Given society's intrigue with blacks' hair, the black community's frequent judgment about hair, and all the challenges associated with styling and maintaining their hair, black women are likely to spend two to three times as much money on their hair as white females. Hair weaving -- the process of adding human or synthetic hair to existing hair via braiding, sewing or gluing -- has exploded. At prices ranging from $350 to more than $1,500, many black women are selling their souls for this hairstyle.
Black women see weaves as extensions of themselves and say the longer hair styles are about style options and feeling feminine. What they don't say out loud is that long hair provides an equalizer for society that identifies long hair as the standard of beauty.
Chris Rock uses comedy to explore the hair-weaving phenomenon in his 2010 documentary, "Good Hair." I was drawn to one woman who wanted to get rid of her weave but was concerned about her husband's reaction (and possible rejection). She had the weave when they met and throughout their seven-year marriage. Her husband had never seen her natural hair. Then there were the celebrities who admitted that they did not exercise because they didn't want to ruin their weaved hairstyles.

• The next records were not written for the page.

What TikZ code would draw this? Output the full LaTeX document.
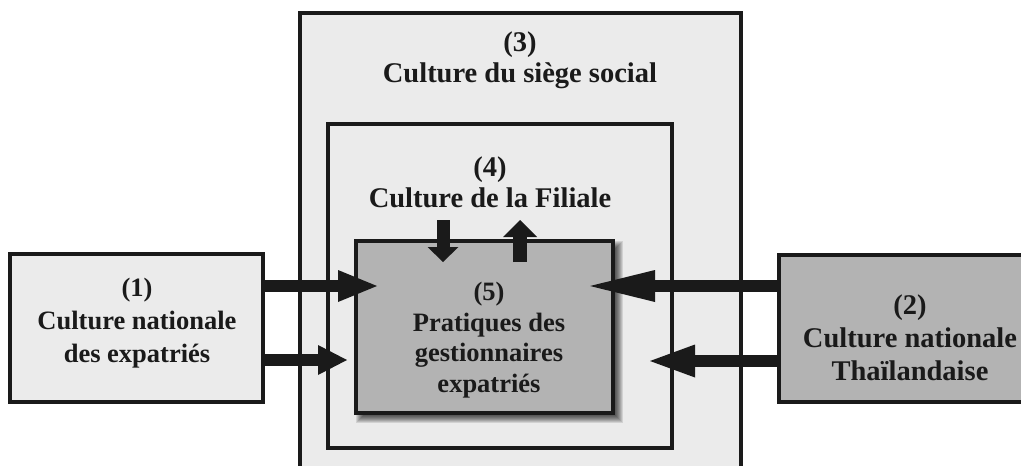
\documentclass[tikz,border=0pt]{standalone}
\usepackage{fontspec}
\setmainfont{Liberation Serif}
\usetikzlibrary{arrows.meta,calc}
\definecolor{paleface}{HTML}{EBEBEB}
\definecolor{greyface}{HTML}{B3B3B3}
\definecolor{ink}{HTML}{1A1A1A}
\pgfdeclarelayer{back}
\pgfdeclarelayer{shade}
\pgfsetlayers{back,shade,main}
\begin{document}
\begin{tikzpicture}[x=1pt,y=-1pt,
  frame/.style={draw=ink, line width=3.5pt, rectangle, inner sep=0pt, outer sep=0pt},
  pale/.style={frame, fill=paleface},
  dark/.style={frame, fill=greyface},
  bigtxt/.style={font=\bfseries\fontsize{28.5}{31}\selectfont, align=center, text=ink},
  widetxt/.style={font=\bfseries\fontsize{28.5}{33}\selectfont, align=center, text=ink},
  smalltxt/.style={font=\bfseries\fontsize{26.5}{33}\selectfont, align=center, text=ink},
  tighttxt/.style={font=\bfseries\fontsize{26.5}{30.5}\selectfont, align=center, text=ink},
  flow/.style={draw=ink, line width=12pt},
  upflow/.style={draw=ink, line width=14pt},
]
\useasboundingbox (0,0) rectangle (1021,466);
\clip (0,0) rectangle (1021,466);

% nested company boxes (headquarters box runs off the bottom)
\begin{pgfonlayer}{back}
  \node[pale, minimum width=441pt, minimum height=477pt] (b3) at (520.5,251.5) {};
  \node[pale, minimum width=344pt, minimum height=324pt] (b4) at (500,286) {};
\end{pgfonlayer}

% practices box with its soft shadow
\node[dark, minimum width=257pt, minimum height=172pt] (b5) at (484.5,327) {};
\begin{pgfonlayer}{shade}
  \foreach \k in {0,...,9}
    \fill[black, opacity=0.11]
      ($(b5.north west)+(9-\k,9-\k)$) rectangle ($(b5.south east)+(\k+0.5,\k+0.5)$);
\end{pgfonlayer}

% national culture boxes
\node[pale, minimum width=253pt, minimum height=148pt] (b1) at (136.5,328) {};
\node[dark, minimum width=262pt, minimum height=147pt] (b2) at (910,328.5) {};

% labels
\node[bigtxt] (t3) at (520,60) {(3)\\Culture du siège social};
\node[bigtxt] (t4) at (490,182) {(4)\\Culture de la Filiale};
\node[tighttxt] (t5) at (489,340) {(5)\\Pratiques des\\gestionnaires\\expatriés};
\node[smalltxt] (t1) at (137,323) {(1)\\Culture nationale\\des expatriés};
\node[widetxt] (t2) at (910,338) {(2)\\Culture nationale\\Thaïlandaise};

% arrow tips and free ends
\coordinate (l1tip) at (377,286);
\coordinate (l2tip) at (347,360);
\coordinate (r1tip) at (590,286);
\coordinate (r2tip) at (650,361);
\coordinate (dtop) at (443,220);
\coordinate (dtip) at (443,262);
\coordinate (ufoot) at (520,262);
\coordinate (utip) at (520,220);

% influences on the practices box
\draw[flow, -{Triangle[length=39pt,width=32pt,line width=0pt]}] (b1.east |- l1tip) -- (l1tip);
\draw[flow, -{Triangle[length=29pt,width=30pt,line width=0pt]}] (b1.east |- l2tip) -- (l2tip);
\draw[flow, -{Triangle[length=65pt,width=32pt,line width=0pt]}] (b2.west |- r1tip) -- (r1tip);
\draw[flow, -{Triangle[length=45pt,width=33pt,line width=0pt]}] (b2.west |- r2tip) -- (r2tip);
\draw[flow, line width=13pt, -{Triangle[length=15pt,width=31pt,line width=0pt]}] (dtop) -- (dtip);
\draw[upflow, -{Triangle[length=17pt,width=34pt,line width=0pt]}] (ufoot) -- (utip);
\end{tikzpicture}
\end{document}
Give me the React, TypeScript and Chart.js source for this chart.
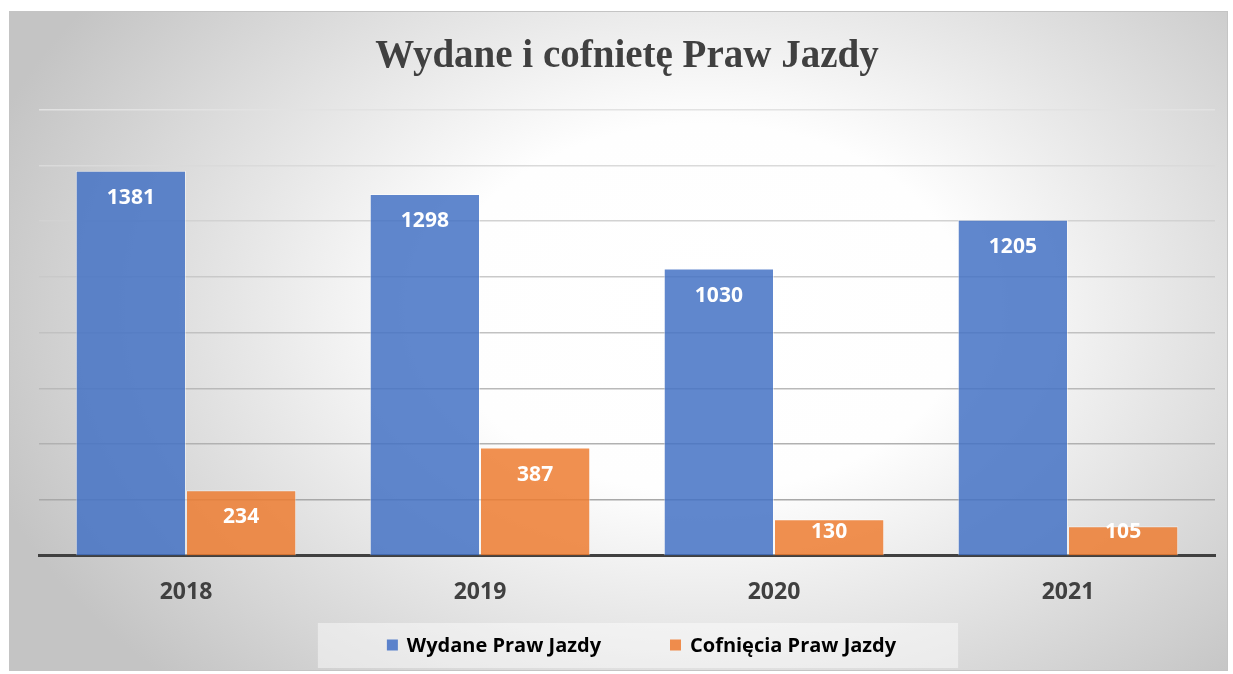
import React, { useEffect, useRef } from "react";
import { Chart, registerables } from "chart.js";

Chart.register(...registerables);

const categories = ["2018", "2019", "2020", "2021"];
const issuedLabel = "Wydane Praw Jazdy";
const revokedLabel = "Cofnięcia Praw Jazdy";
const issuedValues = [1381, 1298, 1030, 1205];
const revokedValues = [234, 387, 130, 105];
const yMax = 1600;
const yStep = 200;
const titleText = "Wydane i cofnietę Praw Jazdy";

const SANS = "'Open Sans', 'DejaVu Sans', sans-serif";

function gridColor(value: number): string {
  const t = Math.max(0, Math.min(1, value / yMax));
  const c = Math.round(160 + t * 66);
  return `rgb(${c},${c},${c})`;
}

const dataLabelPlugin = {
  id: "dataLabels",
  afterDatasetsDraw(chart: any) {
    const ctx = chart.ctx;
    ctx.save();
    ctx.fillStyle = "#ffffff";
    ctx.font = `bold 21px ${SANS}`;
    ctx.textAlign = "center";
    ctx.textBaseline = "middle";
    chart.data.datasets.forEach((ds: any, i: number) => {
      const meta = chart.getDatasetMeta(i);
      meta.data.forEach((bar: any, j: number) => {
        const y = Math.min(bar.y + 27, bar.base - 23);
        ctx.fillText(String(ds.data[j]), bar.x, y);
      });
    });
    ctx.restore();
  },
};

const customLegendPlugin = {
  id: "customLegend",
  afterDraw(chart: any) {
    const ctx = chart.ctx;
    const cy = chart.height - 25;
    ctx.save();
    ctx.font = `bold 20px ${SANS}`;
    const box = 11;
    const gap = 9;
    const itemGap = 69;
    const widths = chart.data.datasets.map(
      (ds: any) => box + gap + ctx.measureText(ds.label).width
    );
    const total = widths.reduce((a: number, b: number) => a + b, 0) + itemGap * (widths.length - 1);
    let x = chart.width / 2 - total / 2 + 23;
    ctx.fillStyle = "rgba(255,255,255,0.45)";
    ctx.fillRect(x - 69, cy - 22, total + 69 + 62, 45);
    ctx.textBaseline = "middle";
    ctx.textAlign = "left";
    chart.data.datasets.forEach((ds: any, i: number) => {
      ctx.fillStyle = ds.legendColor;
      ctx.fillRect(x, cy - box / 2, box, box);
      ctx.fillStyle = "#000000";
      ctx.fillText(ds.label, x + box + gap, cy + 1);
      x += widths[i] + itemGap;
    });
    ctx.restore();
  },
};

export default function App() {
  const canvasRef = useRef<HTMLCanvasElement | null>(null);

  useEffect(() => {
    if (!canvasRef.current) return;
    const chart = new Chart(canvasRef.current, {
      type: "bar",
      data: {
        labels: categories,
        datasets: [
          {
            label: issuedLabel,
            data: issuedValues,
            backgroundColor: "rgba(68,114,196,0.85)",
            borderColor: "rgba(255,255,255,0.45)",
            borderWidth: 1,
            legendColor: "#5b82cb",
          } as any,
          {
            label: revokedLabel,
            data: revokedValues,
            backgroundColor: "rgba(237,125,49,0.85)",
            borderColor: "rgba(255,255,255,0.45)",
            borderWidth: 1,
            legendColor: "#ef8c4c",
          } as any,
        ],
      },
      options: {
        responsive: false,
        animation: false,
        layout: { padding: { left: 29, right: 12, top: 0, bottom: 41 } },
        datasets: {
          bar: { categoryPercentage: 0.75, barPercentage: 1.0 },
        },
        plugins: {
          legend: { display: false },
          tooltip: { enabled: false },
          title: {
            display: true,
            text: titleText,
            color: "#404040",
            font: { family: "'Liberation Serif', serif", size: 39, weight: "bold", lineHeight: 1.2 },
            padding: { top: 22, bottom: 29 },
          },
        },
        scales: {
          x: {
            grid: { display: false, drawTicks: false },
            border: { display: true, color: "#404040", width: 3 },
            ticks: {
              color: "#404040",
              font: { family: SANS, size: 23, weight: "bold", lineHeight: 1.2 },
              padding: 23,
            },
          },
          y: {
            min: 0,
            max: yMax,
            ticks: { display: false, stepSize: yStep },
            border: { display: false },
            grid: {
              drawTicks: false,
              lineWidth: (c: any) => (c.tick && c.tick.value === 0 ? 0 : 1.5),
              color: (c: any) => gridColor(c.tick ? c.tick.value : 0),
            },
          },
        },
      },
      plugins: [dataLabelPlugin, customLegendPlugin],
    });
    return () => chart.destroy();
  }, []);

  return (
    <div style={{ position: "absolute", left: 0, top: 0, width: 1233, height: 674, background: "#ffffff" }}>
      <div
        style={{
          position: "absolute",
          left: 9,
          top: 11,
          width: 1219,
          height: 660,
          boxSizing: "border-box",
          border: "1px solid #c4c4c4",
          background:
            "radial-gradient(ellipse 62% 80% at 57% 45%, #ffffff 0%, #fefefe 35%, #c4c4c4 100%)",
        }}
      >
        <canvas ref={canvasRef} width={1217} height={658} style={{ display: "block" }} />
      </div>
    </div>
  );
}
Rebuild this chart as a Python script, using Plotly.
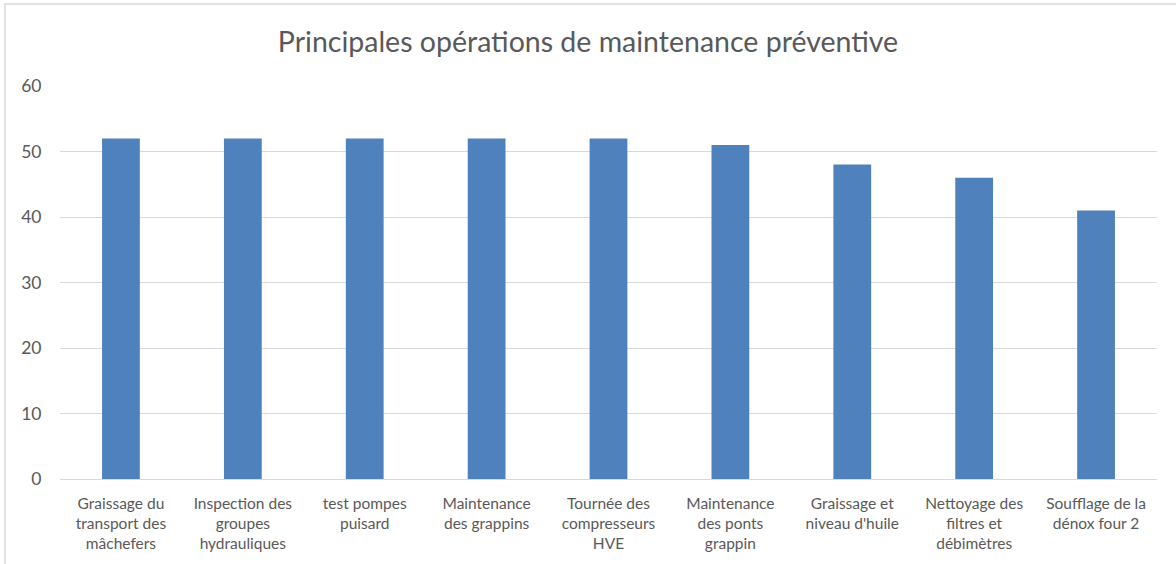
import plotly.graph_objects as go

categories = [
    "Graissage du<br>transport des<br>mâchefers",
    "Inspection des<br>groupes<br>hydrauliques",
    "test pompes<br>puisard",
    "Maintenance<br>des grappins",
    "Tournée des<br>compresseurs<br>HVE",
    "Maintenance<br>des ponts<br>grappin",
    "Graissage et<br>niveau d'huile",
    "Nettoyage des<br>filtres et<br>débimètres",
    "Soufflage de la<br>dénox four 2",
]
values = [52, 52, 52, 52, 52, 51, 48, 46, 41]

W, H = 1176, 564
left, right, top, bottom = 60, 19, 86, 85
pw, ph = W - left - right, H - top - bottom

fig = go.Figure(go.Bar(x=categories, y=values, marker_color="#4F81BD",
                       marker_line_width=0))

fig.update_layout(
    width=W, height=H,
    margin=dict(l=left, r=right, t=top, b=bottom),
    paper_bgcolor="white", plot_bgcolor="white",
    font=dict(family="Lato, Open Sans, sans-serif", color="#595959", size=15),
    title=dict(text="Principales opérations de maintenance préventive",
               x=0.5, xanchor="center", y=1 - 42 / H, yanchor="middle",
               font=dict(size=28.5, color="#595959")),
    bargap=0.69,
    showlegend=False,
)
fig.update_xaxes(showline=True, linecolor="#D9D9D9", linewidth=1,
                 ticks="outside", ticklen=10, tickcolor="rgba(0,0,0,0)",
                 tickfont=dict(size=15.5))
fig.update_yaxes(range=[0, 60], dtick=10, showgrid=True, gridcolor="#D9D9D9",
                 zeroline=False, ticks="outside", ticklen=14,
                 tickcolor="rgba(0,0,0,0)", tickfont=dict(size=17.5))

# chart border
fig.add_shape(type="rect", xref="paper", yref="paper",
              x0=(5 - left) / pw, x1=(W + 5 - left) / pw,
              y0=-(bottom + 5) / ph, y1=1 + (top - 4) / ph,
              line=dict(color="#D9D9D9", width=1.5), layer="below")

# page body has an 8px default margin; drop it so the figure sits at 0,0
fig.write_html("out.html", config={"displayModeBar": False},
               post_script="document.body.style.margin='0';")
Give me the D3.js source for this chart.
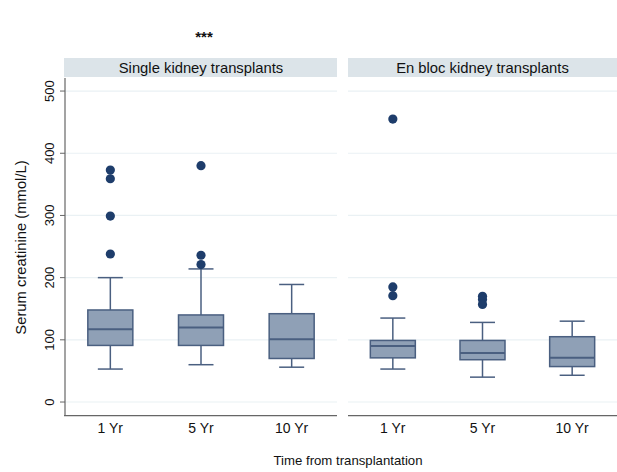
<!DOCTYPE html>
<meta charset="utf-8">
<style>
  body { margin: 0; background: #fff; }
  text { font-family: "Liberation Sans", Arial, Helvetica, sans-serif; fill: #111; }
</style>
<script src="https://d3js.org/d3.v7.min.js"></script>
<svg width="617" height="472"></svg>
<script>
const svg = d3.select('svg');

// data
const panels = ['Single kidney transplants', 'En bloc kidney transplants'];
const times = ['1 Yr', '5 Yr', '10 Yr'];
const yTicks = [0, 100, 200, 300, 400, 500];

const lowWhisker = [[53, 60, 56], [53, 40, 43]];
const q1 = [[91, 91, 70], [71, 68, 57]];
const median = [[117, 120, 101], [90, 79, 71]];
const q3 = [[148, 140, 142], [99, 99, 105]];
const highWhisker = [[200, 214, 189], [135, 128, 130]];
const outliers = [
  [[373, 359, 299, 238], [380, 236, 221], []],
  [[455, 185, 171], [170, 165, 157], []]
];

const boxFill = '#8fa0b6';
const boxStroke = '#4a5f80';
const dotFill = '#1e3d6b';

const panelX = [[65, 337], [348, 617]];
const plotTop = 78, plotBottom = 415.7;

const y = d3.scaleLinear().domain([-22, 521]).range([plotBottom, plotTop]);

panels.forEach((name, p) => {
  const [x0, x1] = panelX[p];
  const x = d3.scaleBand().domain(times).range([x0, x1]).padding(0);
  const g = svg.append('g');

  // strip
  g.append('rect')
    .attr('x', x0 - (p === 0 ? 1 : 0)).attr('y', 58)
    .attr('width', x1 - x0 + (p === 0 ? 1 : 0)).attr('height', 19)
    .attr('fill', '#dce4e9');
  g.append('text')
    .attr('x', (x0 + x1) / 2).attr('y', 72.5)
    .attr('text-anchor', 'middle').attr('font-size', 14.8)
    .text(name);

  // grid
  g.selectAll('.grid').data(yTicks).enter().append('line')
    .attr('x1', x0).attr('x2', x1)
    .attr('y1', d => y(d)).attr('y2', d => y(d))
    .attr('stroke', '#eaf1f4').attr('stroke-width', 1.2);

  // bottom axis line
  g.append('line')
    .attr('x1', x0 - (p === 0 ? 1 : 0)).attr('x2', x1)
    .attr('y1', plotBottom).attr('y2', plotBottom)
    .attr('stroke', '#666').attr('stroke-width', 1.2);

  // x tick labels
  g.selectAll('.xl').data(times).enter().append('text')
    .attr('x', d => x(d) + x.bandwidth() / 2).attr('y', 433)
    .attr('text-anchor', 'middle').attr('font-size', 14)
    .text(d => d);

  const bw = 45, cap = 12.5;
  times.forEach((t, i) => {
    const cx = x(t) + x.bandwidth() / 2;
    // whiskers
    g.append('line').attr('x1', cx).attr('x2', cx)
      .attr('y1', y(q3[p][i])).attr('y2', y(highWhisker[p][i]))
      .attr('stroke', boxStroke).attr('stroke-width', 1.5);
    g.append('line').attr('x1', cx).attr('x2', cx)
      .attr('y1', y(q1[p][i])).attr('y2', y(lowWhisker[p][i]))
      .attr('stroke', boxStroke).attr('stroke-width', 1.5);
    [highWhisker[p][i], lowWhisker[p][i]].forEach(v => {
      g.append('line').attr('x1', cx - cap).attr('x2', cx + cap)
        .attr('y1', y(v)).attr('y2', y(v))
        .attr('stroke', boxStroke).attr('stroke-width', 1.5);
    });
    // box
    g.append('rect')
      .attr('x', cx - bw / 2).attr('width', bw)
      .attr('y', y(q3[p][i])).attr('height', y(q1[p][i]) - y(q3[p][i]))
      .attr('fill', boxFill).attr('stroke', boxStroke).attr('stroke-width', 1.5);
    g.append('line').attr('x1', cx - bw / 2).attr('x2', cx + bw / 2)
      .attr('y1', y(median[p][i])).attr('y2', y(median[p][i]))
      .attr('stroke', boxStroke).attr('stroke-width', 2);
    // outliers
    g.selectAll(null).data(outliers[p][i]).enter().append('circle')
      .attr('cx', cx).attr('cy', d => y(d)).attr('r', 4.6)
      .attr('fill', dotFill);
  });
});

// y axis
const yAxis = svg.append('g').attr('transform', 'translate(65,0)');
yAxis.append('line').attr('x1', 0).attr('x2', 0).attr('y1', plotTop).attr('y2', plotBottom)
  .attr('stroke', '#666').attr('stroke-width', 1.2);
yAxis.selectAll('.tk').data(yTicks).enter().append('line')
  .attr('x1', -5).attr('x2', 0).attr('y1', d => y(d)).attr('y2', d => y(d))
  .attr('stroke', '#666').attr('stroke-width', 1);
yAxis.selectAll('.tl').data(yTicks).enter().append('text')
  .attr('transform', d => `translate(-11,${y(d)}) rotate(-90)`)
  .attr('text-anchor', 'middle').attr('font-size', 13)
  .text(d => d);

svg.append('text')
  .attr('transform', 'translate(25.5,247.5) rotate(-90)')
  .attr('text-anchor', 'middle').attr('font-size', 14.8)
  .text('Serum creatinine (mmol/L)');

svg.append('text')
  .attr('x', 348).attr('y', 465)
  .attr('text-anchor', 'middle').attr('font-size', 13.2)
  .text('Time from transplantation');

svg.append('text')
  .attr('x', 204).attr('y', 42)
  .attr('text-anchor', 'middle').attr('font-size', 15).attr('font-weight', 'bold')
  .text('***');
</script>
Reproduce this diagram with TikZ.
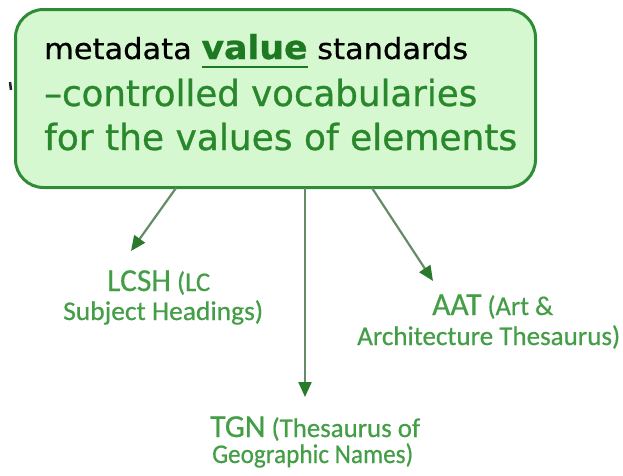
\documentclass[tikz,border=0pt]{standalone}
\usepackage{fontspec}
\usepackage{graphicx}
\usetikzlibrary{arrows.meta}
\setmainfont{Carlito}[FakeBold=0.6]
\newfontfamily\headfont{DejaVu Sans}[FakeBold=0.8]
\newfontfamily\plainfont{DejaVu Sans}[FakeBold=0.6]

\definecolor{boxfill}{HTML}{D6F8D0}
\definecolor{boxline}{HTML}{2E8B36}
\definecolor{vocab}{HTML}{2A882C}
\definecolor{valgreen}{HTML}{1E7A22}
\definecolor{lblgreen}{HTML}{449E47}
\definecolor{shaft}{HTML}{668C66}
\definecolor{tipgreen}{HTML}{2A7A2C}

% stretch a line of text to a given width, keeping its height
\newcommand\fitline[2]{\resizebox{#1pt}{\height}{#2}}
% underlined word with the rule set a little below the baseline
\newcommand\ulword[1]{\setbox0\hbox{#1}\rlap{\rule[-9pt]{\wd0}{2.2pt}}\box0}
\newcommand\bigword[1]{{\fontsize{32}{36}\selectfont #1}}

\begin{document}
\begin{tikzpicture}[x=1pt,y=-1pt,
  line/.style={anchor=base west, inner sep=0pt},
  vocabline/.style={line, text=vocab, font=\headfont\fontsize{36}{42}\selectfont},
  lbl/.style={anchor=base west, inner sep=0pt, text=lblgreen, font=\fontsize{27}{30}\selectfont},
  conn/.style={draw=shaft, line width=2.2pt, -{Triangle[length=15pt,width=13pt,color=tipgreen]}}]
\useasboundingbox (0,0) rectangle (623,475);

% standards box
\node[draw=boxline, line width=3pt, fill=boxfill, rounded corners=28pt,
      minimum width=520pt, minimum height=178pt, anchor=north west, inner sep=0pt]
      (box) at (14,8) {};
\draw[line width=2.5pt, black!85] (10,82) -- (11,90);

\node[line, font=\plainfont\fontsize{29}{32}\selectfont] (t1) at (44,59)
  {\fitline{424}{metadata \textcolor{valgreen}{\headfont\bfseries\fontsize{33}{36}\selectfont\ulword{value}} standards}};
\node[vocabline] (t2) at (44,106) {\fitline{433}{–controlled vocabularies}};
\node[vocabline] (t3) at (44,150) {\fitline{473}{for the values of elements}};

% vocabularies
\node[lbl] (lcshA) at (107,291) {\fitline{103}{\bigword{LCSH} (LC}};
\node[lbl] (lcshB) at (63,320) {\fitline{200}{Subject Headings)}};
\node[lbl] (aatA) at (432,315) {\fitline{121}{\bigword{AAT} (Art \&}};
\node[lbl] (aatB) at (357,345) {\fitline{263}{Architecture Thesaurus)}};
\node[lbl] (tgnA) at (210,437) {\fitline{210}{\bigword{TGN} (Thesaurus of}};
\node[lbl] (tgnB) at (212,463) {\fitline{201}{Geographic Names)}};

% connectors
\coordinate (s1) at (176,188);
\coordinate (e1) at (131,251);
\coordinate (s2) at (305,188);
\coordinate (e2) at (305,397);
\coordinate (s3) at (372,188);
\coordinate (e3) at (433,281);
\draw[conn] (s1) -- (e1);
\draw[conn] (s2) -- (e2);
\draw[conn] (s3) -- (e3);
\end{tikzpicture}
\end{document}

This rationale is a common barrier to exercise and a factor for poor health among black women.
"People of color are still dealing with issues of identity, self-love and race, head on--- and daily," says Craig Brimm, blogger for kissmyblackads. He adds: "The bottom line is how unfiltered acceptance is still very important to African Americans and that hair still plays a (big) role in positive recognition."
For the marketer trying to open or grow a dialogue with the black community, the back stories behind many blacks' reactions to Gabby's post-performance hairstyle and the rationale for the Muppet video provide a glimpse into the importance of image and self-worth to the black community. This is important to understand because there is a tendency to think that in our society these issues are receding, but that is not the case. Change is happening, but at a slow rate. A few marketers who "get it" are celebrating black culture and black beauty by including models who represent a variety of skin tones, hair styles and hair textures in mainstream and targeted advertising.
I wonder ... if Gabby Douglas had rocked an Afro puff, would we be having this discussion? But then could she comfortably rock an Afro puff? Given that society's (and Olympic) standards have not fully embraced natural black hair ... I would say no.